Bank Holidays in The UK

Throughout the year there are several days during which the operation of state institutions and privately-governed organizations, comes to a partial or complete suspension. These are known as public holidays and are established by means of legal law.

Each country has specific public holidays and the UK does as well. However, the number of public holiday days during a calendar year change depending on the region you’re residing because each constituent country has different public holidays.

For the majority of existing countries nowadays, a national day to celebrate the anniversary of the nation’s independence or the anniversary of an important event in their foundation is a typical public holiday. But did you that the UK is the only country in the world alongside Denmark, which does not have a national day on their public holidays’ calendar? Did you also know that in UK public holidays are commonly known as bank holidays?

If you’re planning to study in the UK soon it is very important to know what bank holidays there are and what is their true significance for several reasons. First, you don’t want to experience a sort of cultural shock and you don’t also want to appear to mean to locals to whom some particular holidays can be very meaningful, like for example the Remembrance Day. But you will also want to know about when you’re going to get those extra days off from university or work.

The UK is not known as a country which has many public holidays. We already mentioned that their number is not the same in four constituent countries because festive days highly depend on several contexts. However, some of them are celebrated in each British region.

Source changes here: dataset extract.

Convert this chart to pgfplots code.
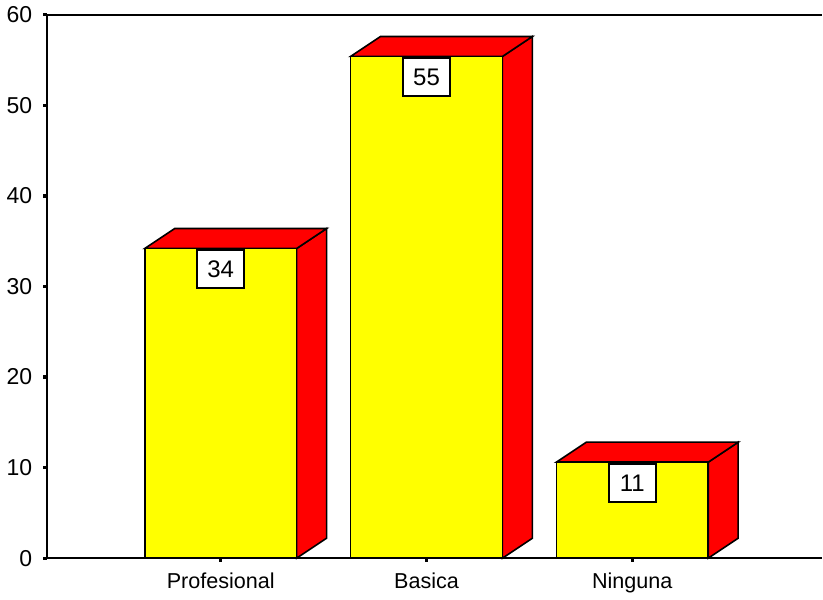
\documentclass[border=0pt]{standalone}
\usepackage{fontspec}
\setmainfont{Liberation Sans}
\usepackage{pgfplots}
\pgfplotsset{compat=1.18}

\definecolor{barface}{RGB}{255,255,0}
\definecolor{barside}{RGB}{255,0,0}

\begin{document}
\begin{tikzpicture}
\begin{axis}[
    scale only axis,
    width=388pt, height=272pt,
    xmin=0.155, xmax=3.922,
    ymin=0, ymax=60,
    axis x line*=bottom,
    axis y line*=left,
    axis line style={line width=1pt, black},
    xtick={1,2,3},
    xticklabels={Profesional, Basica, Ninguna},
    ytick={0,10,...,60},
    tick align=outside,
    major tick length=1.8pt,
    every tick/.style={line width=1.6pt, black},
    xtick style={line width=1.6pt, black},
    ytick style={line width=1.6pt, black},
    /pgf/number format/assume math mode=true,
    yticklabel style={xshift=-2pt, font=\fontsize{11.5}{13}\selectfont},
    xticklabel style={yshift=-2pt, font=\fontsize{10.8}{13}\selectfont},
    clip=false,
]
% red sides
\addplot[fill=barside, draw=black, line width=0.8pt] coordinates
  {(1.369,0) (1.5146,2.206) (1.5146,36.406) (1.369,34.2)} -- cycle;
\addplot[fill=barside, draw=black, line width=0.8pt] coordinates
  {(2.369,0) (2.5146,2.206) (2.5146,57.606) (2.369,55.4)} -- cycle;
\addplot[fill=barside, draw=black, line width=0.8pt] coordinates
  {(3.369,0) (3.5146,2.206) (3.5146,12.806) (3.369,10.6)} -- cycle;
% red tops
\addplot[fill=barside, draw=black, line width=0.8pt] coordinates
  {(0.631,34.2) (1.369,34.2) (1.5146,36.406) (0.7766,36.406)} -- cycle;
\addplot[fill=barside, draw=black, line width=0.8pt] coordinates
  {(1.631,55.4) (2.369,55.4) (2.5146,57.606) (1.7766,57.606)} -- cycle;
\addplot[fill=barside, draw=black, line width=0.8pt] coordinates
  {(2.631,10.6) (3.369,10.6) (3.5146,12.806) (2.7766,12.806)} -- cycle;
% yellow fronts with value boxes
\addplot[ybar, bar width=0.738, fill=barface, draw=black, line width=0.8pt,
    point meta=explicit symbolic,
    nodes near coords,
    every node near coord/.append style={anchor=north, draw=black, fill=white,
        line width=0.8pt, minimum width=23.5pt, minimum height=19pt,
        inner sep=0pt, yshift=-0.4pt, font=\fontsize{12}{14}\selectfont}]
  coordinates {(1,34.2)[34] (2,55.4)[55] (3,10.6)[11]};
% top frame line
\draw[line width=1pt, black] (rel axis cs:0,1) -- (rel axis cs:1,1);
\end{axis}
\end{tikzpicture}
\end{document}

Here are common bank holidays in the UK:

  • New’s Year Day – 1 January.
  • Good Friday – A Friday before Easter.
  • Early May Bank Holiday – May.
  • Spring Bank Holiday – May.
  • Summer Bank Holiday – August.
  • Christmas Day – 25 December.
  • Boxing Day – 26 December.

Public Holidays in England and Wales

We already mentioned that bank holidays change depending on which British country you’re living in. To a certain degree, public holidays in England are the same as those celebrated in Wales.

Here are the bank holidays in England and Wales for 2019:

  • 1 January (Tuesday) – New Year’s Day.
  • 19 April (Friday) – Good Friday.
  • 22 April (Monday) – Easter Monday.
  • 6 May (Monday) – Early May Bank Holiday.
  • 27 May (Monday) – Spring Bank Holiday.
  • 26 August (Monday) – Summer Bank Holiday.
  • 25 December (Thursday) – Christmas Day.
  • 26 December (Thursday) – Boxing Day.

Note that we intentionally didn’t include specific dates in some of them because they change every year. If any of the public holidays happens to be during the weekend people take a day off any day during the following week.

Public holidays in Scotland

Here are the bank holidays in Scotland for 2019:

  • 1 January (Tuesday) – New Year’s Day.
  • 2 January (Wednesday) – 2nd January.
  • 19 April (Friday) – Good Friday.
  • 6 May (Monday) – Early May Bank Holiday.
  • 27 May (Monday) – Spring Bank Holiday.
  • 5 August (Monday) – Summer Bank Holiday.
  • 2 December (Monday) – St Andrew’s Day (substitute day).
  • 25 December (Wednesday) – Christmas Day.
  • 26 December (Thursday) – Boxing Day.

Public Holidays in Northern Ireland

With a total of ten, Northern Ireland is the British region with the highest number of public holiday days during a calendar year.

Here are the official bank holidays in Northern Ireland for 2019:

  • 1 January (Tuesday) – New Year’s Day.
  • 18 March (Monday) – St Patrick’s Day (substitute day).
  • 19 April (Friday) – Good Friday.
  • 22 April (Monday) – Easter Monday.
  • 6 May (Monday) – Early May Bank Holiday.
  • 27 May (Monday) – Spring Bank Holiday.
  • 12 July (Friday) – Battle of the Boyne (Orangemen’s Day).
  • 26 August (Monday) – Summer Bank Holiday.
  • 25 December (Wednesday) – Christmas Day.
  • 26 December (Thursday) – Boxing Day.

As you can notice except for common bank holidays,  there are two other festive days for people of Northern Ireland: St-Patrick’s Day and the Bottle of the Boyne. The former is celebrated to honour patron a saint of Ireland with the same name while the Bottle of Boyne is held in honour of a famous battle that took place in 1690 near the Boyne river.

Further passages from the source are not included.